The new regulation prohibits life insurers from using data and tech from outside sources in a way that could lead to unfair discrimination with respect to race.

The regulation is set to take effect Nov. 14. It will apply to all life insurers authorized to do business in Colorado.

The regulation implements a law created by SB 169, a bill that Colorado Gov. Jared Polis signed in July 2021.

What It Means

Colorado appears to be the first state to implement a law that addresses the use of analytical tech from outside vendors in life insurance underwriting.

The drafters of the bill that created the law used broad language to describe the kinds of technology subject to the requirements.

Because the drafters used terms such as “algorithm” and “predictive models,” rather than artificial intelligence or machine learning, the rules in Colorado and in states that follow Colorado’s lead could affect use of both new types of artificial intelligence systems and any new decision support technologies that appear in the future, not just the kinds of AI systems and other automated decision support systems in use today.

Because the regulation refers to the “internet of things,” or efforts to collect data through networks of physical objects, it could also apply to robots and androids.

Artificial Intelligence

An AI system is a software system designed to acquire information and identify patterns on its own, not simply to store and apply data and rules provided by the programmers.

Critics, including Birny Birnbaum of the Center for Economic Justice, have long argued that the process for developing and training AIs can lead to unfair conclusions based on biased training data, the software developers’ biases or other factors.

Now that companies like Google and Microsoft have started making AI systems that can generate text available to consumers for free, users can see the AI systems “hallucinating,” or responding with clearly incorrect answers in response to unclear prompts or lack of access to the kinds of information the systems need to answer users’ questions.

The Regulation

The regulators say their regulation applies to any “external consumer data and information source,” or ECDIS.

ECDIS means “a data or an information source that is used by a life insurer to supplement or supplant traditional underwriting factors or other insurance practices or to establish lifestyle indicators that are used in insurance practices.”

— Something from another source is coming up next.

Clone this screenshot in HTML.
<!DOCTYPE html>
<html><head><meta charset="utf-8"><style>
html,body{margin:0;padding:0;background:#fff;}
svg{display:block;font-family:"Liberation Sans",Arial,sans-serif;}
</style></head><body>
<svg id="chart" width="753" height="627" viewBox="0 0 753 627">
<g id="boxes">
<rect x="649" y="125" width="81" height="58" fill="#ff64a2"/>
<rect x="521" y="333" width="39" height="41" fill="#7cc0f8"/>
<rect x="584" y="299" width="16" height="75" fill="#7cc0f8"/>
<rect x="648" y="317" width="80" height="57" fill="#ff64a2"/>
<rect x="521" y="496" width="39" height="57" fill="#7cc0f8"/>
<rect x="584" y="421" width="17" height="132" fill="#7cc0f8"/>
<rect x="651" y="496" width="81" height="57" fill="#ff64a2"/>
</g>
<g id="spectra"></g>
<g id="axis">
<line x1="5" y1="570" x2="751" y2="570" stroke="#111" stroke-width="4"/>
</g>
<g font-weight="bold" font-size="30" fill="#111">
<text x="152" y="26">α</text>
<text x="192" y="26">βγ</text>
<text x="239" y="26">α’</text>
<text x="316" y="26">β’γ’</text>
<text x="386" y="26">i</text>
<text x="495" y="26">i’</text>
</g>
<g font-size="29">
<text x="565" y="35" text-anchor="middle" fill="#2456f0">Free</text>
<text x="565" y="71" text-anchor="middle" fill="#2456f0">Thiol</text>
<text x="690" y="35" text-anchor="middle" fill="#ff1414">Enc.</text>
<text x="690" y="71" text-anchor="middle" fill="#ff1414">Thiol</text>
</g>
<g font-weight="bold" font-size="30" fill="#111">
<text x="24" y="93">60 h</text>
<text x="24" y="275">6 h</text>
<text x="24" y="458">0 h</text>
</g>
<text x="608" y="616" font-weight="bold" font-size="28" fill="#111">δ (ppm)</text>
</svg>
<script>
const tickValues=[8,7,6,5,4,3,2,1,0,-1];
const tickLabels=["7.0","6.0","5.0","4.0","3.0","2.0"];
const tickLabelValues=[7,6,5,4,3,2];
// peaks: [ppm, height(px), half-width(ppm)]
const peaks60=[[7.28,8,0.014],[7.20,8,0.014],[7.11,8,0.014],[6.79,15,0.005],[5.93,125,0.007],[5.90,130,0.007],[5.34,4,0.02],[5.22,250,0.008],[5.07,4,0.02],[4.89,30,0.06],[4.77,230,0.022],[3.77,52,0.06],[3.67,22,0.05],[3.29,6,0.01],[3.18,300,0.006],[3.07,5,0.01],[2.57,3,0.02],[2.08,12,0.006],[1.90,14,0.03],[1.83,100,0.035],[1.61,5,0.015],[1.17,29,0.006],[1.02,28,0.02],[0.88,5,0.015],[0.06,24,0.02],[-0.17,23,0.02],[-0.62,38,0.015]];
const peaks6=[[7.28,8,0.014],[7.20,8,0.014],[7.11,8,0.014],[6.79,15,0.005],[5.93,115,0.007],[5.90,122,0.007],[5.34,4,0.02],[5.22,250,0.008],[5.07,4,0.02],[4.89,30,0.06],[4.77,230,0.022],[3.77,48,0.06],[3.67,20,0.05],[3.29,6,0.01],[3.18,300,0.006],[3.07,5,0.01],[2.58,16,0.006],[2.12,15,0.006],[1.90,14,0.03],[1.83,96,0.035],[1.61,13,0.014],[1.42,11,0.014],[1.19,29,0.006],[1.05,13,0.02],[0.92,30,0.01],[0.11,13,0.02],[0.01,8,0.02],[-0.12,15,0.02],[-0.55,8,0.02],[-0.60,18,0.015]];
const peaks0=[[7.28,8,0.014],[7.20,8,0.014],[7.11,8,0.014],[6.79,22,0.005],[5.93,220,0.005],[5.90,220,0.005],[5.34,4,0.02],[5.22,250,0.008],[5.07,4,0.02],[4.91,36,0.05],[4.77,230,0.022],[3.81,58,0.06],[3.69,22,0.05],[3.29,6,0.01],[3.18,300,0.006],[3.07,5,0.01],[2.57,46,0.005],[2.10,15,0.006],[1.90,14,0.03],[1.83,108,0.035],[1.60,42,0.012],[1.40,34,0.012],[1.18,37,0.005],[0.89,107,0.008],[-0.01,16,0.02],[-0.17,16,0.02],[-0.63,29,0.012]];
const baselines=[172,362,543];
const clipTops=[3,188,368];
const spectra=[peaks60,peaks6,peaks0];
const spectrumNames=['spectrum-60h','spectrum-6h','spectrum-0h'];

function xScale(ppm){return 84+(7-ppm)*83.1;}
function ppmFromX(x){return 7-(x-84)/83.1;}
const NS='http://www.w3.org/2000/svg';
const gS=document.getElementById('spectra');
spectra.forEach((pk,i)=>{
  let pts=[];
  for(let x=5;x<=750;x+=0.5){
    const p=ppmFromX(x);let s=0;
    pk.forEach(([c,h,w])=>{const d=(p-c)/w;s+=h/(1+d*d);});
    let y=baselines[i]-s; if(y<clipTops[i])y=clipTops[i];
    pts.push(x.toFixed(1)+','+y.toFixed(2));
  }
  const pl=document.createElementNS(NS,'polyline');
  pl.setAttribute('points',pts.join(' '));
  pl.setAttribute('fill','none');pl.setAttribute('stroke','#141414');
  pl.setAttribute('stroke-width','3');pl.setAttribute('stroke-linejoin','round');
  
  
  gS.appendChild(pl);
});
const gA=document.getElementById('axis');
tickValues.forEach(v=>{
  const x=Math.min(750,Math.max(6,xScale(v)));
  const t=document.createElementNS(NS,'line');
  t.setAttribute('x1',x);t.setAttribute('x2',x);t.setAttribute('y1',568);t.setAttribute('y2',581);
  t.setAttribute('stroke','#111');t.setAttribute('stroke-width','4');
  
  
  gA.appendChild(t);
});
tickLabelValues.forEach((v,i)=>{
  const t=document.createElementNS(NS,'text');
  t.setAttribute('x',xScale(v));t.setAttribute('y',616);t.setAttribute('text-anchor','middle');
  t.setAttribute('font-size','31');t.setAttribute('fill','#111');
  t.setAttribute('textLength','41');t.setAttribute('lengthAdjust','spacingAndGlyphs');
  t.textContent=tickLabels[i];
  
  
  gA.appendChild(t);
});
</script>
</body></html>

The term includes “credit scores, social media habits, locations, purchasing habits, home ownership, educational attainment, licensures, civil judgments, court records, occupation that does not have a direct relationship to mortality, morbidity or longevity risk, consumer-generated internet of things data, and any insurance risk scores derived by the insurer or third-party from the above listed or similar data and/or information source,” according to the regulation text.

Insurers are supposed to make sure that the vendors supplying any ECDIS, including AI tech, are in compliance with Colorado antidiscrimination regulations.

An insurer will have to come up with a systematic approach to assessing and managing ECDIS discrimination risk and determining whether external vendors are complying with the regulations.

Reactions

Scott Kosnoff and other AI and insurance regulatory specialists at Faegre Drinker suggested that complying with the new analytical tech regulation will “entail a significant compliance lift for many insurers,” but that the current version may be easier than complying with an initial draft released in February would have been.

Paige Waters and Stephanie O’Neill Macro noted in a summary of the new regulation that the documents life insurers send to the Colorado insurance division to comply with the new regulation will be considered confidential.